Auf einer Eisfläche loten wie den Grenzbereich aus. Rauf aufs Gas und das Lenkrad einschlagen, sofort rutscht der Fronttriebler über die Vorderachse nach außen. Wir lupfen den rechten Fuß und schon will uns das Heck überholen. Aber alles gutmütig und berechenbar. Einfaches Gegenlenken fängt den Mercedes-Van im Tarn-Blechkleid eines Transporters wieder ein. Problemlos. Der Entwicklungschef neben uns lächelt zufrieden. Auch bei der Frage nach dem Winkel, mit dem die Räder einschlagen. Doch über die Lippen kommt ihm kein Wert: Alles wollen sie bei Mercedes dann doch noch nicht verraten. Wir gehen von maximal acht Grad aus.

Spurtreu 
Einfaches Gegenlenken fängt den Mercedes-Van im Tarn-Blechkleid eines Transporters auf der eisigen Piste wieder ein. Problemlos.
Spurtreu
Einfaches Gegenlenken fängt den Mercedes-Van im Tarn-Blechkleid eines Transporters auf der eisigen Piste wieder ein. Problemlos.

Damit sind die Entwicklungs-Aufgaben der Techniker noch lange nicht erledigt. Vieles wird mit Simulationen abgearbeitet. Bei der Software arbeiten die Mercedes-Van- und die Pkw-Experten Hand in Hand und nutzen so Synergien.

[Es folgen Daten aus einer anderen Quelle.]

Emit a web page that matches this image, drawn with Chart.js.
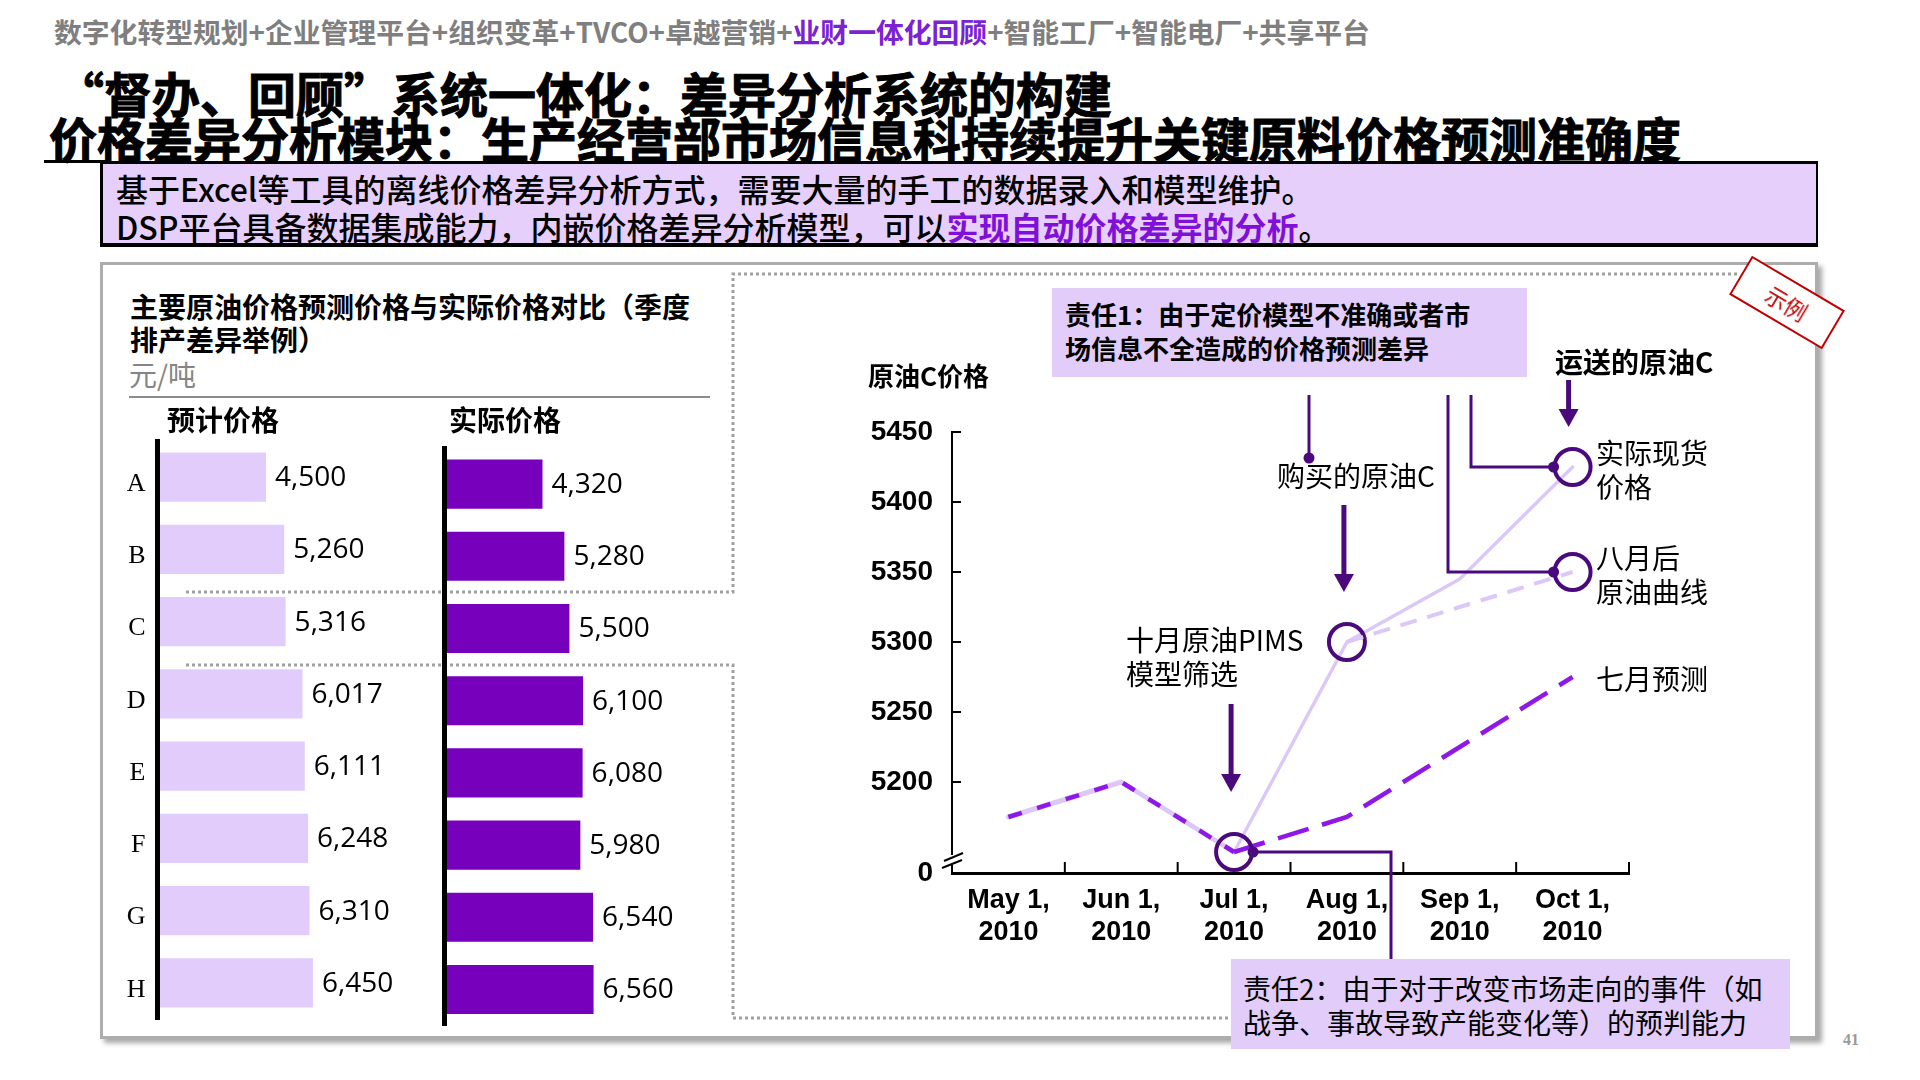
<!DOCTYPE html>
<html>
<head>
<meta charset="utf-8">
<script src="https://cdn.jsdelivr.net/npm/chart.js@4.4.1/dist/chart.umd.min.js"></script>
<style>
html, body { margin: 0; padding: 0; background: #fff; }
#page { position: relative; width: 1920px; height: 1080px; overflow: hidden; font-family: "Noto Sans CJK SC", "Liberation Sans", sans-serif; color: #000; }
.t { position: absolute; white-space: nowrap; line-height: 34px; z-index: 3; }
.b { font-weight: 700; }
canvas { position: absolute; z-index: 2; }
</style>
</head>
<body>
<div id="page">
  <!-- header -->
  <div class="t b" style="left:54px;top:14px;font-size:27.8px;color:#7f7f7f;">数字化转型规划+企业管理平台+组织变革+TVCO+卓越营销+<span style="color:#7b22d4">业财一体化回顾</span>+智能工厂+智能电厂+共享平台</div>
  <div class="t b" style="left:56px;top:66px;font-size:48px;line-height:52px;-webkit-text-stroke:1px #000;">“督办、回顾”系统一体化：差异分析系统的构建</div>
  <div class="t b" style="left:49px;top:111px;font-size:48px;line-height:52px;-webkit-text-stroke:1px #000;">价格差异分析模块：生产经营部市场信息科持续提升关键原料价格预测准确度</div>
  <div style="position:absolute;left:44px;top:160px;width:66px;height:3px;background:#000;"></div>

  <!-- purple summary box -->
  <div style="position:absolute;left:100px;top:161px;width:1718px;height:86px;box-sizing:border-box;background:#e6cffb;border:3px solid #000;border-bottom-width:4px;border-right-width:2px;"></div>
  <div class="t" style="left:116px;top:171px;font-size:32px;font-weight:500;">基于Excel等工具的离线价格差异分析方式，需要大量的手工的数据录入和模型维护。</div>
  <div class="t" style="left:116px;top:209px;font-size:32px;font-weight:500;">DSP平台具备数据集成能力，内嵌价格差异分析模型，可以<span style="color:#8010d8;font-weight:700;">实现自动价格差异的分析</span>。</div>

  <!-- main panel -->
  <div style="position:absolute;left:100px;top:262px;width:1718px;height:777px;box-sizing:border-box;border:3px solid #adadad;box-shadow:4px 4px 5px rgba(0,0,0,0.35);background:#fff;z-index:0;"></div>
  <svg style="position:absolute;left:0;top:0;z-index:1;" width="1920" height="1080">
    <g fill="none" stroke="#a0a0a0" stroke-width="3" stroke-dasharray="3 3">
      <polyline points="186,592 733,592 733,274 1737,274"/>
      <polyline points="186,665 733,665 733,1018 1240,1018"/>
    </g>
  </svg>

  <!-- left chart texts -->
  <div class="t b" style="left:130px;top:290px;font-size:28px;line-height:33px;">主要原油价格预测价格与实际价格对比（季度<br>排产差异举例）</div>
  <div class="t" style="left:129px;top:357px;font-size:28px;color:#858585;">元/吨</div>
  <div style="position:absolute;left:129px;top:396px;width:581px;height:2px;background:#8c8c8c;z-index:1;"></div>
  <div class="t b" style="left:167px;top:402px;font-size:28px;">预计价格</div>
  <div class="t b" style="left:449px;top:402px;font-size:28px;">实际价格</div>

  <canvas id="forecastBars" width="300" height="600" style="left:110px;top:430px;"></canvas>
  <canvas id="actualBars" width="320" height="600" style="left:420px;top:440px;"></canvas>

  <!-- right chart -->
  <canvas id="priceLine" width="1070" height="780" style="left:740px;top:280px;"></canvas>
  <div class="t b" style="left:868px;top:358px;font-size:26px;">原油C价格</div>

  <div style="position:absolute;left:1052px;top:288px;width:475px;height:89px;background:#e2ccfa;z-index:3;"></div>
  <div class="t b" style="left:1065px;top:297px;font-size:26px;">责任1：由于定价模型不准确或者市<br>场信息不全造成的价格预测差异</div>

  <div class="t b" style="left:1555px;top:344px;font-size:28px;">运送的原油C</div>
  <div class="t" style="left:1277px;top:458px;font-size:28px;">购买的原油C</div>
  <div class="t" style="left:1126px;top:622px;font-size:28px;">十月原油PIMS<br>模型筛选</div>
  <div class="t" style="left:1596px;top:435px;font-size:28px;">实际现货<br>价格</div>
  <div class="t" style="left:1596px;top:540px;font-size:28px;">八月后<br>原油曲线</div>
  <div class="t" style="left:1596px;top:661px;font-size:28px;">七月预测</div>

  <div style="position:absolute;left:1231px;top:959px;width:559px;height:90px;background:#e2ccfa;z-index:3;"></div>
  <div class="t" style="left:1243px;top:971px;font-size:28px;">责任2：由于对于改变市场走向的事件（如<br>战争、事故导致产能变化等）的预判能力</div>

  <!-- stamp and page number -->
  <div style="position:absolute;left:1733px;top:280px;width:108px;height:45px;box-sizing:border-box;border:2.5px solid #c00000;background:#fff;transform:rotate(30.6deg);z-index:4;color:#c00000;font-size:22px;line-height:40px;text-align:center;">示例</div>
  <div class="t b" style="left:1843px;top:1023px;font-size:16px;font-family:'Liberation Serif',serif;color:#9a9a9a;">41</div>
</div>

<script>
// bar charts: forecast vs actual price, yuan per ton
const barCategories = ['A', 'B', 'C', 'D', 'E', 'F', 'G', 'H'];
const forecastPrices = [4500, 5260, 5316, 6017, 6111, 6248, 6310, 6450];
const actualPrices = [4320, 5280, 5500, 6100, 6080, 5980, 6540, 6560];
const barMax = 10000;

// line chart: crude C price
const months = [['May 1,', '2010'], ['Jun 1,', '2010'], ['Jul 1,', '2010'], ['Aug 1,', '2010'], ['Sep 1,', '2010'], ['Oct 1,', '2010']];
const julyForecast = [5175, 5200, 5150, 5175, 5225, 5275];
const actualSpot = [5175, 5200, 5150, 5300, 5345, 5425];
const postAugCurve = [null, null, null, 5300, 5325, 5350];
const yTicks = [5200, 5250, 5300, 5350, 5400, 5450];
const yBreakLabel = '0';
const yMin = 5135;
const yMax = 5450;

const lavender = '#dcc8f8';
const violet = '#8e18e8';
const dark = '#4b0a7c';

/**
 * Value labels at the end of each bar
 */
const valueLabels = {
    id: 'valueLabels',
    afterDatasetsDraw(chart) {
        const ctx = chart.ctx;
        const values = chart.data.datasets[0].data;
        ctx.save();
        ctx.font = '28px "Open Sans", sans-serif';
        ctx.fillStyle = '#000';
        ctx.textBaseline = 'middle';
        chart.getDatasetMeta(0).data.forEach((bar, i) => {
            ctx.fillText(values[i].toLocaleString('en-US'), bar.x + 9, bar.y + 1);
        });
        ctx.restore();
    }
};

function barChart(id, values, color, showCats, yWidth, pad) {
    return new Chart(document.getElementById(id), {
        type: 'bar',
        data: {
            labels: barCategories,
            datasets: [{
                data: values,
                backgroundColor: color,
                barPercentage: 0.68,
                categoryPercentage: 1
            }]
        },
        options: {
            indexAxis: 'y',
            responsive: false,
            animation: false,
            events: [],
            layout: { padding: pad },
            plugins: { legend: { display: false }, tooltip: { enabled: false } },
            scales: {
                x: { display: false, min: 0, max: barMax },
                y: {
                    grid: { display: false, drawTicks: false },
                    border: { display: true, color: '#000', width: 5, z: 1 },
                    ticks: {
                        display: showCats,
                        color: '#000',
                        padding: 12,
                        labelOffset: 7,
                        font: { family: '"Liberation Serif", serif', size: 26 }
                    },
                    afterFit: s => {
                        s.width = yWidth;
                        s.paddingTop = 0;
                        s.paddingBottom = 0;
                    }
                }
            }
        },
        plugins: [valueLabels]
    });
}

barChart('forecastBars', forecastPrices, '#e2ccfb', true, 47.5, { top: 11, bottom: 11, left: 0, right: 11.5 });
barChart('actualBars', actualPrices, '#7600bc', false, 24, { top: 8, bottom: 14.4, left: 0, right: 68 });

/**
 * Inward ticks, axis break and the callout arrows of the line chart
 */
const lineAnnotations = {
    id: 'lineAnnotations',
    afterDraw(chart) {
        const ctx = chart.ctx;
        const a = chart.chartArea;
        const y = chart.scales.y;
        const ox = 740, oy = 280; // canvas position on the page
        const L = (x1, y1, x2, y2) => { ctx.beginPath(); ctx.moveTo(x1, y1); ctx.lineTo(x2, y2); ctx.stroke(); };
        ctx.save();

        // ticks
        ctx.strokeStyle = '#000';
        ctx.lineWidth = 2;
        yTicks.forEach(v => {
            const py = y.getPixelForValue(v);
            L(a.left, py, a.left + 9, py);
        });
        const step = (a.right - a.left) / months.length;
        for (let i = 1; i <= months.length; i++) {
            const px = a.left + step * i;
            L(px, a.bottom, px, a.bottom - 11);
        }

        // axis break
        ctx.fillStyle = '#fff';
        ctx.fillRect(a.left - 3, a.bottom - 18, 6, 10);
        L(a.left - 8, a.bottom - 12, a.left + 11, a.bottom - 20);
        L(a.left - 10, a.bottom - 5, a.left + 10, a.bottom - 13);

        // callouts
        ctx.strokeStyle = dark;
        ctx.fillStyle = dark;
        ctx.lineWidth = 3;
        const jul = chart.getDatasetMeta(0).data[2];
        const aug = chart.getDatasetMeta(1).data[3];
        const octA = chart.getDatasetMeta(1).data[5];
        const octP = chart.getDatasetMeta(2).data[5];
        const r = 19;
        const dot = (x, yy) => { ctx.beginPath(); ctx.arc(x, yy, 5.5, 0, Math.PI * 2); ctx.fill(); };
        const arrow = (x, y0, tip) => {
            ctx.lineWidth = 5;
            L(x, y0, x, tip - 14);
            ctx.beginPath();
            ctx.moveTo(x - 10, tip - 18);
            ctx.lineTo(x + 10, tip - 18);
            ctx.lineTo(x, tip);
            ctx.closePath();
            ctx.fill();
            ctx.lineWidth = 3;
        };

        L(1309 - ox, 395 - oy, 1309 - ox, 458 - oy);
        dot(1309 - ox, 458 - oy);

        ctx.beginPath();
        ctx.moveTo(1448 - ox, 395 - oy);
        ctx.lineTo(1448 - ox, octP.y);
        ctx.lineTo(octP.x - r, octP.y);
        ctx.stroke();
        dot(octP.x - r, octP.y);

        ctx.beginPath();
        ctx.moveTo(1471 - ox, 395 - oy);
        ctx.lineTo(1471 - ox, octA.y);
        ctx.lineTo(octA.x - r, octA.y);
        ctx.stroke();
        dot(octA.x - r, octA.y);

        ctx.beginPath();
        ctx.moveTo(jul.x + r, jul.y);
        ctx.lineTo(1391 - ox, jul.y);
        ctx.lineTo(1391 - ox, 959 - oy);
        ctx.stroke();
        dot(jul.x + r, jul.y);

        arrow(aug.x - 3, 505 - oy, aug.y - 50);
        arrow(octA.x - 4, 380 - oy, octA.y - 40);
        arrow(jul.x - 3, 704 - oy, jul.y - 60);

        ctx.restore();
    }
};

const tickFont = { family: '"Liberation Sans", Arial, sans-serif', weight: 'bold' };

new Chart(document.getElementById('priceLine'), {
    type: 'line',
    data: {
        labels: months,
        datasets: [{
            label: '七月预测',
            data: julyForecast,
            order: 0,
            borderColor: violet,
            borderWidth: 4.5,
            segment: { borderDash: c => c.p0DataIndex < 2 ? [14, 16] : [32, 14] },
            pointRadius: [0, 0, 18, 0, 0, 0],
            pointBorderWidth: 4,
            pointBorderColor: dark,
            pointBackgroundColor: 'rgba(0,0,0,0)',
            clip: false
        }, {
            label: '实际现货价格',
            data: actualSpot,
            order: 2,
            borderColor: lavender,
            borderCapStyle: 'round',
            borderJoinStyle: 'round',
            segment: { borderWidth: c => c.p0DataIndex < 2 ? 5 : 3.5 },
            pointRadius: [0, 0, 0, 18, 0, 18],
            pointBorderWidth: 4,
            pointBorderColor: dark,
            pointBackgroundColor: 'rgba(0,0,0,0)',
            clip: false
        }, {
            label: '八月后原油曲线',
            data: postAugCurve,
            order: 1,
            borderColor: lavender,
            borderWidth: 4,
            borderDash: [17, 11],
            pointRadius: [0, 0, 0, 0, 0, 18],
            pointBorderWidth: 4,
            pointBorderColor: dark,
            pointBackgroundColor: 'rgba(0,0,0,0)',
            clip: false
        }]
    },
    options: {
        responsive: false,
        animation: false,
        events: [],
        layout: { padding: { top: 152, right: 181, bottom: 87, left: 0 } },
        plugins: { legend: { display: false }, tooltip: { enabled: false } },
        scales: {
            x: {
                offset: true,
                grid: { display: false, drawTicks: false },
                border: { display: true, color: '#000', width: 3 },
                ticks: {
                    color: '#000',
                    padding: 11,
                    maxRotation: 0,
                    autoSkip: false,
                    font: Object.assign({ size: 27, lineHeight: 1.2 }, tickFont)
                },
                afterFit: s => { s.height = 100; }
            },
            y: {
                min: yMin,
                max: yMax,
                grid: { display: false, drawTicks: false },
                border: { display: true, color: '#000', width: 2 },
                afterBuildTicks: s => { s.ticks = [yMin].concat(yTicks).map(v => ({ value: v })); },
                ticks: {
                    color: '#000',
                    padding: 19,
                    autoSkip: false,
                    font: Object.assign({ size: 28 }, tickFont),
                    callback: v => v === yMin ? yBreakLabel : String(v)
                },
                afterFit: s => { s.width = 212; }
            }
        }
    },
    plugins: [lineAnnotations]
});
</script>
</body>
</html>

Beide Entwicklungsgruppen haben identische Software-Varianten installiert und sobald ein Fehler auftritt, wird der gemeinsam gelöst. So spart man Zeit, Ressourcen und letztendlich Geld. Doch nicht alles lässt sich per Simulation oder mit ausgefeilten Algorithmen bewerkstelligen. Geht es um die Regelsysteme wie das ESP ist nach wie vor gründliche Abstimmungsarbeit nötig, um die perfekte Feinabstimmung zu erreichen.

Allradantrieb folgt später

Genau das tun die Mercedes-Ingenieure derzeit in Nordschweden. Für ein ESP-System ist kaum etwas herausfordernder als der berühmt-berüchtigte μ-Split-Test, bei dem auf der einen Seite die Räder auf Asphalt Traktion finden und auf der anderen Seite blankes Eis genau das verhindert. Wir sind mit 80 km/h unterwegs und bremsen hart ab, als wir die Versuchsfläche erreichen. Das Gefährt bleibt stabil. Passt also.

Das Anfahren auf diesem Untergrund mit extrem unterschiedlichen Reibwerten ist so etwas wie die Königsdisziplin. Denn die Regelsysteme müssen erkennen, dass das Fahrzeug auch dann stabil ist, wenn aufgrund des Schlupfs unterschiedliche Drehzahlen bei den Rädern anlegen und sollten nicht eingreifen. Soweit zur Theorie: Als wenn diese Herausforderung nicht schon genug wäre, platzieren wir den Mercedes-Van an einer Steigung von 15 Grad. Allradantrieb? Fehlanzeige. Die Vorderachse muss den Job alleine erledigen.

Maybach-Version nicht ausgeschlossen

Wir steigen ohne Rücksicht auf Verluste aufs Gas und warten ab, wie sich die Technik schlägt. Kurz ringen die Pneus um Grip, ehe sie die schwere Fuhre nach oben ziehen. Langsam aber sicher und souverän. „Die Regelsysteme sind so weit entwickelt, dass das auch für einen Vorderradantrieb kein Problem ist. Deshalb haben wir uns für dieses Konzept entschieden“, sagt Andreas Zygan und versichert im gleichen Atemzug, dass es auch eine Version mit Allrad geben wird.

Und wie schaut es mit einer Maybach-Variante aus? Darauf gibt es keine Antwort. Wir gehen aber stark davon aus.